Although the subject matter has been described in language specific to structural features and/or methodological acts, it is to be understood that the subject matter defined in the appended claims may not necessarily be limited to the described features or acts described above. Rather, the described features and acts are disclosed as example forms of implementing the claims.

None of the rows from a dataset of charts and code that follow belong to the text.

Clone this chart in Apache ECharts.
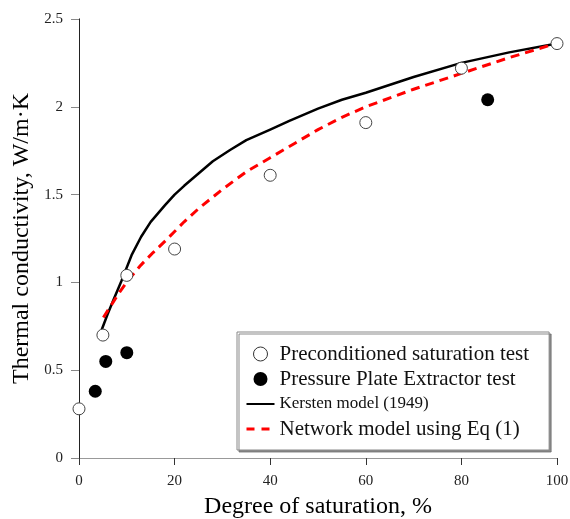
<!DOCTYPE html>
<html>
<head>
<meta charset="utf-8">
<script src="https://cdn.jsdelivr.net/npm/echarts@6/dist/echarts.min.js"></script>
<style>
html,body{margin:0;padding:0;background:#fff;}
#chart{width:570px;height:519px;}
</style>
</head>
<body>
<div id="chart"></div>
<script>
// Data
var xTicks = [0, 20, 40, 60, 80, 100];
var yTicks = [0, 0.5, 1, 1.5, 2, 2.5];

var precondX = [0, 5, 10, 20, 40, 60, 80, 100];
var precondY = [0.28, 0.70, 1.04, 1.19, 1.61, 1.91, 2.22, 2.36];

var plateX = [3.4, 5.6, 10, 85.5];
var plateY = [0.38, 0.55, 0.60, 2.04];

var kerstenX = [4.75, 6, 7.2, 8.9, 11, 13, 15, 18, 20, 22, 25, 28, 31.6, 35, 40, 44, 50, 55, 60, 70, 80, 90, 100];
var kerstenY = [0.73, 0.82, 0.90, 1.01, 1.155, 1.26, 1.345, 1.44, 1.50, 1.55, 1.62, 1.69, 1.754, 1.81, 1.87, 1.92, 1.99, 2.04, 2.08, 2.17, 2.25, 2.31, 2.36];

var networkX = [5.1, 6.5, 8.5, 10.5, 13, 15.5, 18, 20, 22, 25, 30, 35, 40, 45, 50, 55, 60, 70, 80, 90, 98.5];
var networkY = [0.80, 0.86, 0.945, 1.02, 1.10, 1.17, 1.235, 1.29, 1.345, 1.42, 1.53, 1.63, 1.71, 1.79, 1.87, 1.94, 2.00, 2.10, 2.19, 2.28, 2.35];

var names = ['Preconditioned saturation test', 'Pressure Plate Extractor test', 'Kersten model (1949)', 'Network model using Eq (1)'];

function pairs(xs, ys) { return xs.map(function (x, i) { return [x, ys[i]]; }); }

var serif = '"Liberation Serif", "Times New Roman", serif';
var noSym = {color: 'rgba(0,0,0,0)', borderColor: 'rgba(0,0,0,0)', borderWidth: 0, opacity: 0};
var chart = echarts.init(document.getElementById('chart'), null, {renderer: 'canvas'});
chart.setOption({
  animation: false,
  backgroundColor: '#fff',
  grid: {left: 79, top: 19, right: 13, bottom: 61, containLabel: false, outerBoundsMode: 'none'},
  xAxis: [{
    type: 'value', min: 0, max: 100, interval: 20,
    axisLine: {lineStyle: {color: '#333', width: 1}},
    axisTick: {inside: false, length: 7, lineStyle: {color: '#333'}},
    axisLabel: {fontFamily: serif, fontSize: 15, color: '#222', margin: 16,
      formatter: function (v) { return xTicks.indexOf(v) >= 0 ? String(v) : ''; }},
    splitLine: {show: false},
    name: 'Degree of saturation, %', nameLocation: 'middle', nameGap: 37,
    nameTextStyle: {fontFamily: serif, fontSize: 24, color: '#000'}
  }, {
    type: 'value', min: 0, max: 100, position: 'top',
    axisLine: {show: true, lineStyle: {color: '#999', width: 1}},
    axisTick: {show: false}, axisLabel: {show: false}, splitLine: {show: false}
  }],
  yAxis: [{
    type: 'value', min: 0, max: 2.5, interval: 0.5,
    axisLine: {show: true, lineStyle: {color: '#888', width: 1}},
    axisTick: {show: true, inside: false, length: 8, lineStyle: {color: '#888'}},
    axisLabel: {fontFamily: serif, fontSize: 15, color: '#222', margin: 16,
      formatter: function (v) { return yTicks.indexOf(v) >= 0 ? String(v) : ''; }},
    splitLine: {show: false},
    name: 'Thermal conductivity, W/m·K', nameLocation: 'middle', nameGap: 44,
    nameTextStyle: {fontFamily: serif, fontSize: 24, color: '#000'}
  }, {
    type: 'value', min: 0, max: 2.5, position: 'right',
    axisLine: {show: true, lineStyle: {color: '#222', width: 1}},
    axisTick: {show: false}, axisLabel: {show: false}, splitLine: {show: false}
  }],
  legend: {
    orient: 'vertical', left: 237, top: 332,
    padding: [11, 20, 10, 8],
    itemWidth: 28, itemHeight: 14, itemGap: 3,
    backgroundColor: '#fff',
    borderColor: '#888', borderWidth: 1,
    shadowColor: 'rgba(110,110,110,0.8)', shadowOffsetX: 2, shadowOffsetY: 2, shadowBlur: 0,
    textStyle: {fontFamily: serif, fontSize: 21, color: '#111', lineHeight: 22},
    data: [
      {name: names[0], itemStyle: {color: '#fff', borderColor: '#333', borderWidth: 1}},
      {name: names[1], itemStyle: {color: '#000', borderWidth: 0}},
      {name: names[2], textStyle: {fontSize: 17, lineHeight: 22},
        itemStyle: noSym, lineStyle: {color: '#000', width: 2, type: 'solid'}},
      {name: names[3], itemStyle: noSym, lineStyle: {color: '#ff0000', width: 3, type: [8, 7]}}
    ]
  },
  series: [
    {
      name: names[2], type: 'line', data: pairs(kerstenX, kerstenY),
      smooth: false, showSymbol: false, symbol: 'none',
      lineStyle: {color: '#000', width: 2.5, join: 'round'}, itemStyle: {color: '#000'}, z: 2
    },
    {
      name: names[3], type: 'line', data: pairs(networkX, networkY),
      smooth: false, showSymbol: false, symbol: 'none',
      lineStyle: {color: '#ff0000', width: 3, type: [9, 6]}, itemStyle: {color: '#ff0000'}, z: 2
    },
    {
      name: names[0], type: 'scatter', data: pairs(precondX, precondY),
      symbol: 'circle', symbolSize: 12,
      itemStyle: {color: '#fff', borderColor: '#444', borderWidth: 1, opacity: 1}, z: 3
    },
    {
      name: names[1], type: 'scatter', data: pairs(plateX, plateY),
      symbol: 'circle', symbolSize: 13,
      itemStyle: {color: '#000', opacity: 1}, z: 3
    }
  ]
});
</script>
</body>
</html>
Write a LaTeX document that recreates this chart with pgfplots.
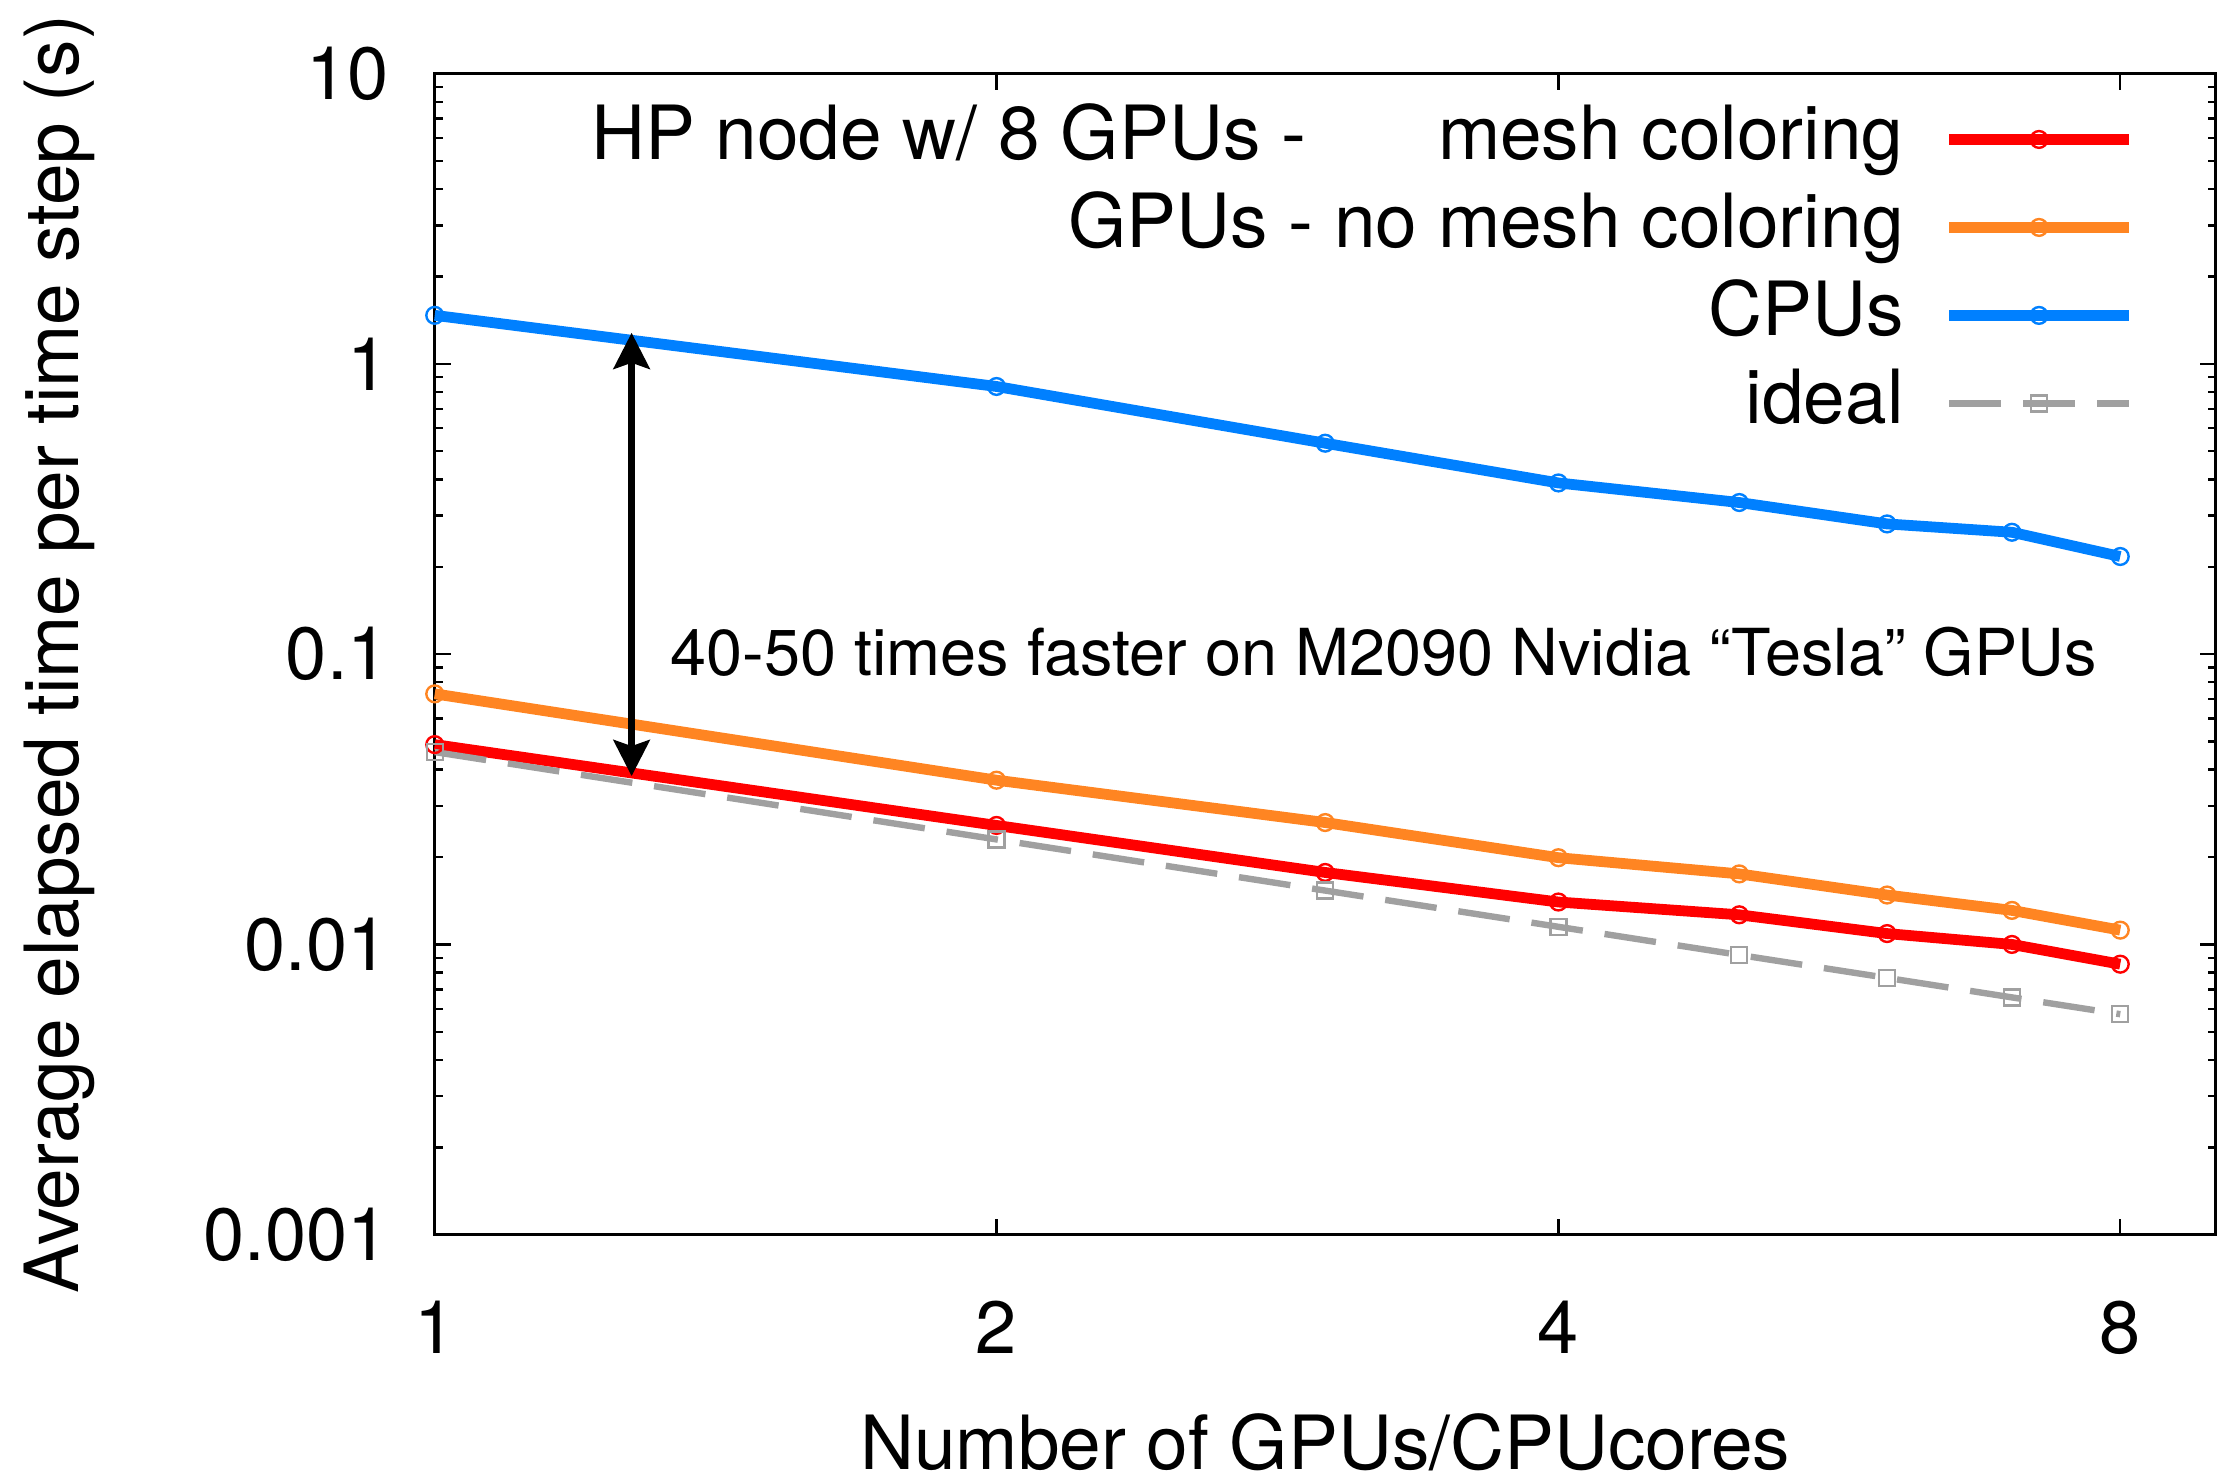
\documentclass[border=0pt]{standalone}
\usepackage{fontspec}
\setmainfont{TeX Gyre Heros}
\usepackage{pgfplots}
\usepackage{pgfplotstable}
\pgfplotsset{compat=1.18}
\usetikzlibrary{arrows.meta}

\definecolor{cred}{RGB}{255,0,0}
\definecolor{corange}{RGB}{255,133,34}
\definecolor{cblue}{RGB}{0,128,255}
\definecolor{cgray}{RGB}{160,160,160}

\pgfplotstableread{
x cpu nomc mc ideal
1 1.47 0.073 0.0488 0.046
2 0.836 0.0368 0.0257 0.023
3 0.533 0.0263 0.0177 0.01533
4 0.389 0.0199 0.0140 0.0115
5 0.333 0.0175 0.01265 0.0092
6 0.281 0.0148 0.0109 0.00767
7 0.263 0.0131 0.0100 0.00657
8 0.217 0.0112 0.00855 0.00575
}\datatable

\begin{document}
\begin{tikzpicture}
\begin{loglogaxis}[
  log basis x=2,
  scale only axis,
  width=445.3pt, height=290.3pt,
  xmin=1, xmax=9, ymin=0.001, ymax=10,
  xtick={1,2,4,8}, xticklabels={1,2,4,8},
  minor xtick={},
  ytick={0.001,0.01,0.1,1,10},
  yticklabels={0.001,0.01,0.1,1,10},
  tick align=inside,
  tick pos=both,
  major tick length=4pt,
  minor tick length=2pt,
  every tick/.style={black, line width=0.6pt},
  axis line style={line width=0.7pt},
  /pgf/number format/assume math mode=true,
  tick label style={font=\fontsize{18.5}{22}\selectfont, inner sep=0pt},
  xticklabel style={anchor=north, yshift=-16.3pt},
  yticklabel style={anchor=east, xshift=-11.3pt},
  label style={font=\fontsize{18.7}{22}\selectfont},
  xlabel={Number of GPUs/CPUcores},
  ylabel={Average elapsed time per time step (s)},
  xlabel style={at={(axis description cs:0.5,-0.2025)}, anchor=base, inner sep=0pt},
  ylabel style={at={(axis description cs:-0.2,0.5)}, anchor=base, inner sep=0pt},
  clip=false,
  legend cell align=right,
  legend plot pos=right,
  legend style={draw=none, fill=none, inner sep=0pt,
    at={(axis description cs:0.9548,0.975)}, anchor=north east,
    font=\fontsize{18.7}{22}\selectfont,
    column sep=10pt, row sep=4pt,
    nodes={inner sep=0pt, text height=14pt, text depth=4pt}},
  legend image code/.code={\draw[mark repeat=2,mark phase=2,#1] plot coordinates {(0pt,0pt) (22.5pt,0pt) (45pt,0pt)};},
]
\addplot[cred, line width=2.7pt, mark=o, mark size=2.1pt, mark options={solid, line width=0.6pt, fill=none}] table[x=x,y=mc] {\datatable};
\addlegendentry{HP node w/ 8 GPUs -\hspace{33pt}mesh coloring}
\addplot[corange, line width=2.7pt, mark=o, mark size=2.1pt, mark options={solid, line width=0.6pt, fill=none}] table[x=x,y=nomc] {\datatable};
\addlegendentry{GPUs - no mesh coloring}
\addplot[cblue, line width=2.7pt, mark=o, mark size=2.1pt, mark options={solid, line width=0.6pt, fill=none}] table[x=x,y=cpu] {\datatable};
\addlegendentry{CPUs}
\addplot[cgray, line width=1.6pt, dash pattern=on 13pt off 5.5pt, mark=square, mark size=2pt, mark options={solid, line width=0.6pt, fill=none}] table[x=x,y=ideal] {\datatable};
\addlegendentry{ideal}
\addplot[black, line width=1.8pt, {Stealth[length=9pt, width=9pt, inset=1.5pt]}-{Stealth[length=9pt, width=9pt, inset=1.5pt]}, forget plot] coordinates {(1.275,0.038) (1.275,1.28)};
\node[anchor=west, inner sep=0pt, font=\fontsize{16.2}{19}\selectfont] at (axis cs:1.337,0.102) {40-50 times faster on M2090 Nvidia “Tesla” GPUs};
\path (rel axis cs:-0.2441,-0.2146) rectangle (rel axis cs:1.0024,1.0634);
\end{loglogaxis}
\end{tikzpicture}
\end{document}
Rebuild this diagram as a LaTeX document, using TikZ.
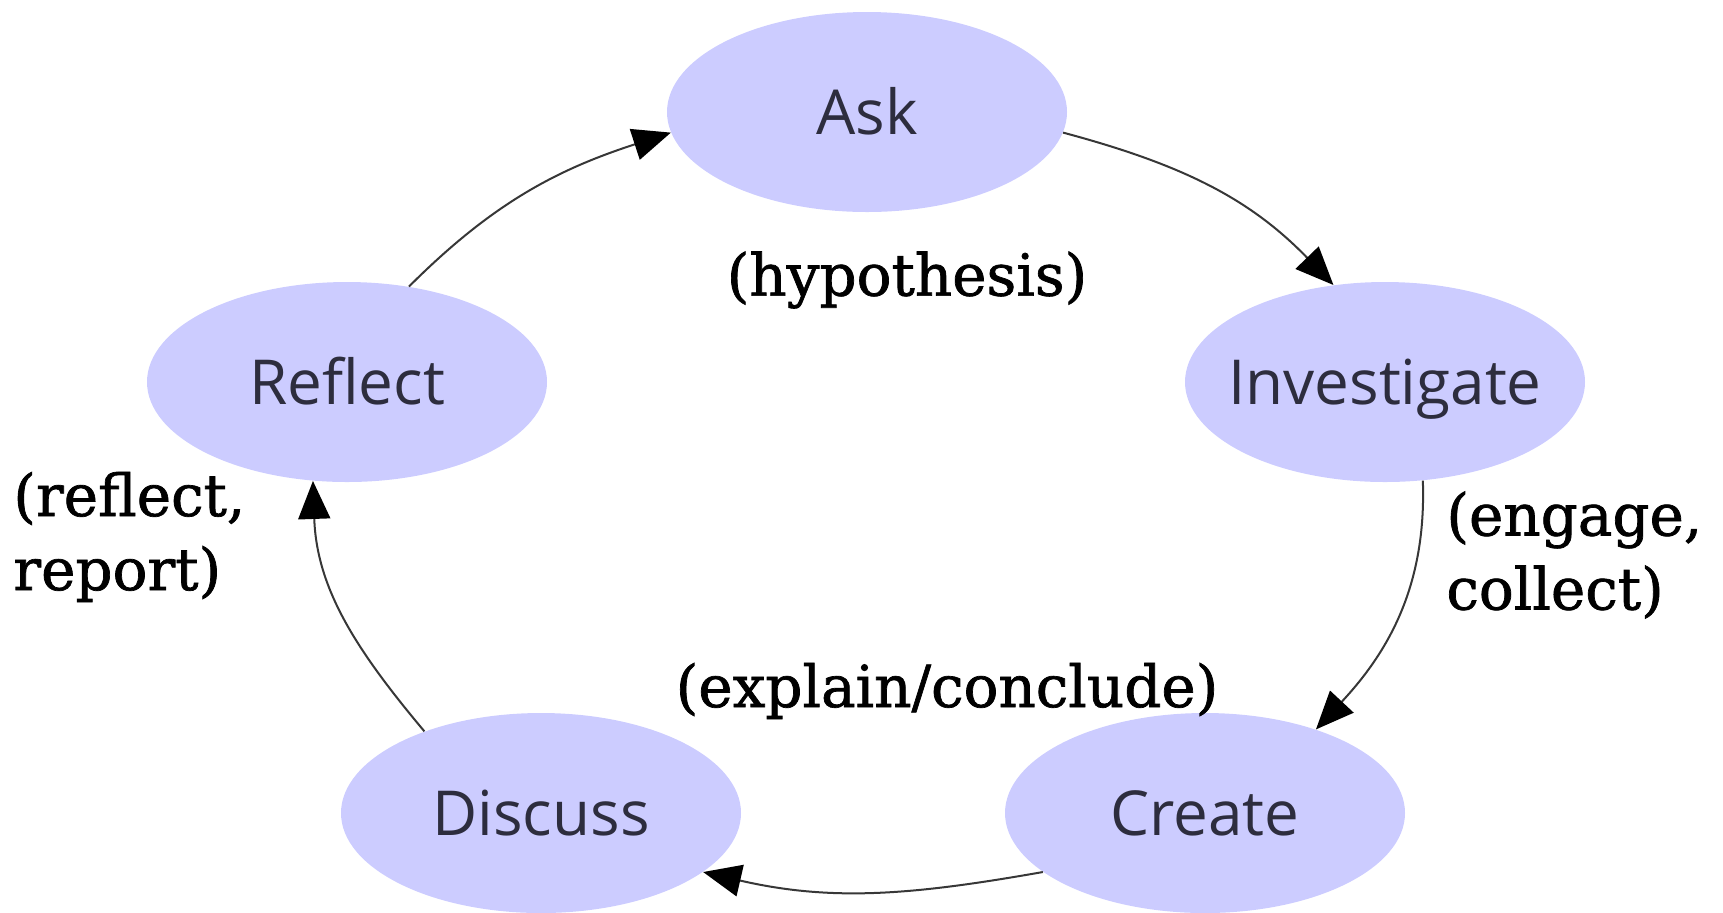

While various embodiments of the present disclosure have been described above, it should be understood that they have been presented by way of example only, and not limitation. It will be apparent to persons skilled in the relevant art that various changes in form and detail can be made therein without departing from the spirit and scope of the present disclosure. Thus, the breadth and scope of the present disclosure should not be limited by any of the above-described exemplary embodiments but should be defined only in accordance with the following claims and their equivalents. The foregoing description has been presented for the purposes of illustration and description. It is not intended to be exhaustive or to limit the present disclosure to the precise form disclosed. Many modifications and variations are possible in light of the above teaching. Further, it should be noted that any or all of the aforementioned alternate implementations may be used in any combination desired to form additional hybrid implementations of the present disclosure. For example, any of the functionality described with respect to a particular device or component may be performed by another device or component. Conditional language, such as, among others, “can,” “could,” “might,” or “may” unless specifically stated otherwise, or otherwise understood within the context as used, is generally intended to convey that certain embodiments could include, while other embodiments may not include, certain features, elements, and/or steps. Thus, such conditional language is not generally intended to imply that features, elements, and/or steps are in any way required for one or more embodiments.